The culprit is hiding in plain sight: artificial intelligence. As generative AI tools race into the workplace at breakneck speed, workers from Tokyo to Topeka are struggling to process what it means for their livelihoods—and they’re not reassured by what they see.​ “AI is not like the weather. It is not just going to descend upon us,” Richardson told reporters in a briefing on the survey results in New York City. “It really is hitting us at the task level—by augmenting and making certain tasks more high value.”

A world of anxious workers

The ADP Research Today at Work 2026 report, based on survey responses collected in late summer 2025, paints a portrait of a global workforce caught in the crosscurrents of technological disruption, demographic upheaval, and deep uncertainty. The anxiety cuts across borders and industries, but ADP found that it hits hardest at the bottom of the organizational ladder.​

Among individual contributors—the frontline workers who make up the bulk of most companies’ headcount—only 18% felt their job was safe. Frontline managers fared only slightly better at 21%. Confidence rose predictably with seniority: Middle managers came in at 23%, upper managers at 31%, and C-suite executives at 35%. In other words, the higher your perch in the org chart, the less afraid you are of falling.​ But even then, only barely more than a third of top executives feel like they have job security, according to the results.

The geographic divides are equally stark. In Japan—a country long defined by lifetime employment culture—only 5% of workers felt their jobs were secure, the lowest reading of any market in the survey. Nigeria, by contrast, registered the most confident workforce, with 38% of workers expressing job security, driven largely by a young, tech-savvy population and booming AI adoption. In the United States, the figure was 28%.​

AI is making it worse—and better, sort of

The paradox at the heart of the report is this: AI use is correlated with higher engagement and less stress, yet it’s also making workers feel dramatically less productive. Daily AI users were four times as likely as nonusers to say they weren’t as productive as they could be.​

The explanation, researchers suggest, is psychological. AI has taken over the small, checklist-style tasks that gave workers a sense of daily accomplishment—answering emails, summarizing documents, generating first drafts. Without those quick wins, people feel as if they’ve done less, even when they’ve arguably done more. “AI does the things that we used to say make us feel productive,” Richardson explained to reporters. “It writes our emails for us. It responds. It summarizes documents for us. And so we have to kind of remeasure productivity in a different way; it’s shifting from productivity based on volume of work to value [of work].”

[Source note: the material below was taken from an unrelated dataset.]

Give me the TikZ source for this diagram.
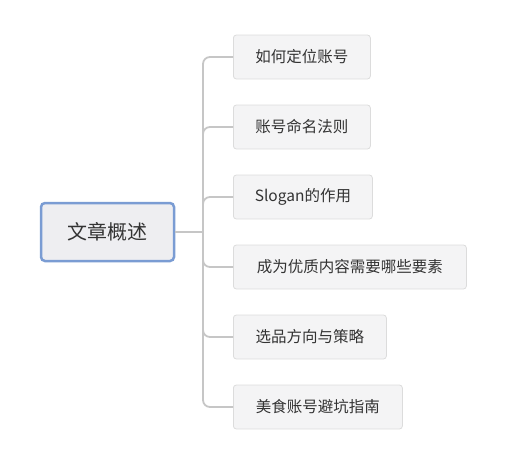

The flip side: 30% of daily AI users were fully engaged at work, versus just 14% of those who never use AI. Heavy AI users were also significantly less likely to experience negative stress: 11% reported feeling overloaded, compared with 23% of nonusers. The data suggests AI may be a powerful tool for worker well-being, if companies can figure out how to deploy it without triggering dread.​

The creeping, unpaid extension of the workday isn’t helping with this angst over productivity: 62% of global workers said they put in up to five hours of unpaid work per week, while 38% reported working off the clock for six hours or more; 12%—disproportionately executives and upper managers—said they work without pay for 16 hours or more weekly.​

The data reveals a troubling paradox: Workers logging the most unpaid hours are simultaneously the most engaged and the most likely to be looking for another job. They’re dedicated enough to give their time for free, yet burned out enough to be quietly interviewing elsewhere. “Free work comes at a cost,” the report concludes. “People who put in unpaid hours are more likely to feel unproductive and stressed. They’re also more likely to quit.”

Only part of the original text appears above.